----- Information provided

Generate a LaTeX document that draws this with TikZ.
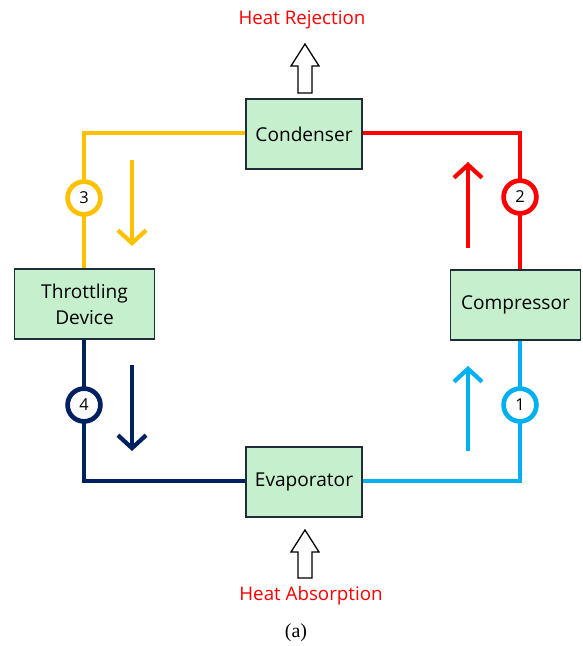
\documentclass[tikz,border=0pt]{standalone}
\usepackage{fontspec}
\setmainfont{Open Sans}
\newfontfamily\capfont{Liberation Serif}
\usetikzlibrary{arrows.meta}

\definecolor{cyc3}{HTML}{FFC000}
\definecolor{cyc2}{HTML}{FF0000}
\definecolor{cyc1}{HTML}{00B0F0}
\definecolor{cyc4}{HTML}{002060}
\definecolor{boxfill}{HTML}{C6EFCE}
\definecolor{boxline}{HTML}{1F2D3A}

\tikzset{
    unit/.style={draw=boxline, fill=boxfill, line width=1.3pt, font=\fontsize{16.3}{22}\selectfont,
        align=center, inner sep=0pt, minimum height=70*0.85pt},
    pipe/.style={line width=3.6pt},
    state/.style={circle, draw, fill=white, line width=4pt, minimum size=28pt, inner sep=0pt,
        font=\fontsize{14}{16}\selectfont},
    flow/.style={line width=3.6pt, -{Straight Barb[length=11pt, width=24pt, line width=3.6pt]}},
    heat/.style={draw, fill=white, line width=1.1pt, line join=miter},
    heatlabel/.style={text=cyc2, font=\fontsize{16}{19}\selectfont}
}

\begin{document}
\begin{tikzpicture}[x=0.03cm, y=-0.03cm]

    \useasboundingbox (0,0) rectangle (582,646);

    %% Refrigeration cycle

    % Units
    \node[unit, minimum width=116*0.85pt] (cond) at (304,134) {Condenser};
    \node[unit, minimum width=141*0.85pt] (thrott) at (84.5,304) {Throttling\\Device};
    \node[unit, minimum width=131*0.85pt] (comp) at (515.5,305) {Compressor};
    \node[unit, minimum width=116*0.85pt] (evap) at (304,482) {Evaporator};

    % Corners
    \coordinate (c3) at (84,133);
    \coordinate (c2) at (520,133);
    \coordinate (c1) at (520,481);
    \coordinate (c4) at (84,481);

    % Pipes
    \draw[pipe, cyc3] (cond.west |- c3) -- (c3) -- (c3 |- thrott.north);
    \draw[pipe, cyc2] (cond.east |- c2) -- (c2) -- (c2 |- comp.north);
    \draw[pipe, cyc1] (c1 |- comp.south) -- (c1) -- (evap.east |- c1);
    \draw[pipe, cyc4] (c4 |- thrott.south) -- (c4) -- (evap.west |- c4);

    % State points
    \node[state, draw=cyc1] (p1) at (520,405) {1};
    \node[state, draw=cyc2] (p2) at (520,197) {2};
    \node[state, draw=cyc3] (p3) at (84,198) {3};
    \node[state, draw=cyc4] (p4) at (84,405) {4};

    % Flow direction
    \coordinate (f3a) at (132,160);
    \coordinate (f3b) at (132,246);
    \coordinate (f2a) at (468,248);
    \coordinate (f2b) at (468,162);
    \coordinate (f4a) at (132,365);
    \coordinate (f4b) at (132,451);
    \coordinate (f1a) at (468,451);
    \coordinate (f1b) at (468,366);
    \draw[flow, cyc3] (f3a) -- (f3b);
    \draw[flow, cyc2] (f2a) -- (f2b);
    \draw[flow, cyc4] (f4a) -- (f4b);
    \draw[flow, cyc1] (f1a) -- (f1b);

    % Heat transfer
    \coordinate (qout) at (305,93);
    \coordinate (qin) at (305,578);
    \draw[heat] (qout) -- ++(7,0) -- ++(0,-27) -- ++(7,0) -- ++(-14,-22) -- ++(-14,22)
        -- ++(7,0) -- ++(0,27) -- cycle;
    \draw[heat] (qin) -- ++(7,0) -- ++(0,-26) -- ++(7,0) -- ++(-14,-22) -- ++(-14,22)
        -- ++(7,0) -- ++(0,26) -- cycle;
    \node[heatlabel] (rej) at (302,20) {Heat Rejection};
    \node[heatlabel] (abs) at (311,596) {Heat Absorption};

    % Caption
    \node[font=\capfont\fontsize{17}{20}\selectfont] (cap) at (296,633) {(a)};

\end{tikzpicture}
\end{document}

----------

All of the lines above should be printed exactly, minus the pictures.

Generate a LaTeX document that draws this with TikZ.
\documentclass[tikz,border=0pt]{standalone}
\usepackage{fontspec}
\setmainfont{Open Sans}
\newfontfamily\capfont{Liberation Serif}
\usetikzlibrary{arrows.meta}

\definecolor{cyc3}{HTML}{FFC000}
\definecolor{cyc2}{HTML}{FF0000}
\definecolor{cyc1}{HTML}{00B0F0}
\definecolor{cyc4}{HTML}{002060}
\definecolor{boxfill}{HTML}{C6EFCE}
\definecolor{boxline}{HTML}{1F2D3A}

\tikzset{
    unit/.style={draw=boxline, fill=boxfill, line width=1.3pt, font=\fontsize{16.3}{22}\selectfont,
        align=center, inner sep=0pt, minimum height=70*0.85pt},
    pipe/.style={line width=3.6pt},
    state/.style={circle, draw, fill=white, line width=4pt, minimum size=28pt, inner sep=0pt,
        font=\fontsize{14}{16}\selectfont},
    flow/.style={line width=3.6pt, -{Straight Barb[length=11pt, width=24pt, line width=3.6pt]}},
    heat/.style={draw, fill=white, line width=1.1pt, line join=miter},
    heatlabel/.style={text=cyc2, font=\fontsize{16}{19}\selectfont}
}

\begin{document}
\begin{tikzpicture}[x=0.03cm, y=-0.03cm]

    \useasboundingbox (0,0) rectangle (582,646);

    %% Refrigeration cycle

    % Units
    \node[unit, minimum width=116*0.85pt] (cond) at (304,134) {Condenser};
    \node[unit, minimum width=141*0.85pt] (thrott) at (84.5,304) {Throttling\\Device};
    \node[unit, minimum width=131*0.85pt] (comp) at (515.5,305) {Compressor};
    \node[unit, minimum width=116*0.85pt] (evap) at (304,482) {Evaporator};

    % Corners
    \coordinate (c3) at (84,133);
    \coordinate (c2) at (520,133);
    \coordinate (c1) at (520,481);
    \coordinate (c4) at (84,481);

    % Pipes
    \draw[pipe, cyc3] (cond.west |- c3) -- (c3) -- (c3 |- thrott.north);
    \draw[pipe, cyc2] (cond.east |- c2) -- (c2) -- (c2 |- comp.north);
    \draw[pipe, cyc1] (c1 |- comp.south) -- (c1) -- (evap.east |- c1);
    \draw[pipe, cyc4] (c4 |- thrott.south) -- (c4) -- (evap.west |- c4);

    % State points
    \node[state, draw=cyc1] (p1) at (520,405) {1};
    \node[state, draw=cyc2] (p2) at (520,197) {2};
    \node[state, draw=cyc3] (p3) at (84,198) {3};
    \node[state, draw=cyc4] (p4) at (84,405) {4};

    % Flow direction
    \coordinate (f3a) at (132,160);
    \coordinate (f3b) at (132,246);
    \coordinate (f2a) at (468,248);
    \coordinate (f2b) at (468,162);
    \coordinate (f4a) at (132,365);
    \coordinate (f4b) at (132,451);
    \coordinate (f1a) at (468,451);
    \coordinate (f1b) at (468,366);
    \draw[flow, cyc3] (f3a) -- (f3b);
    \draw[flow, cyc2] (f2a) -- (f2b);
    \draw[flow, cyc4] (f4a) -- (f4b);
    \draw[flow, cyc1] (f1a) -- (f1b);

    % Heat transfer
    \coordinate (qout) at (305,93);
    \coordinate (qin) at (305,578);
    \draw[heat] (qout) -- ++(7,0) -- ++(0,-27) -- ++(7,0) -- ++(-14,-22) -- ++(-14,22)
        -- ++(7,0) -- ++(0,27) -- cycle;
    \draw[heat] (qin) -- ++(7,0) -- ++(0,-26) -- ++(7,0) -- ++(-14,-22) -- ++(-14,22)
        -- ++(7,0) -- ++(0,26) -- cycle;
    \node[heatlabel] (rej) at (302,20) {Heat Rejection};
    \node[heatlabel] (abs) at (311,596) {Heat Absorption};

    % Caption
    \node[font=\capfont\fontsize{17}{20}\selectfont] (cap) at (296,633) {(a)};

\end{tikzpicture}
\end{document}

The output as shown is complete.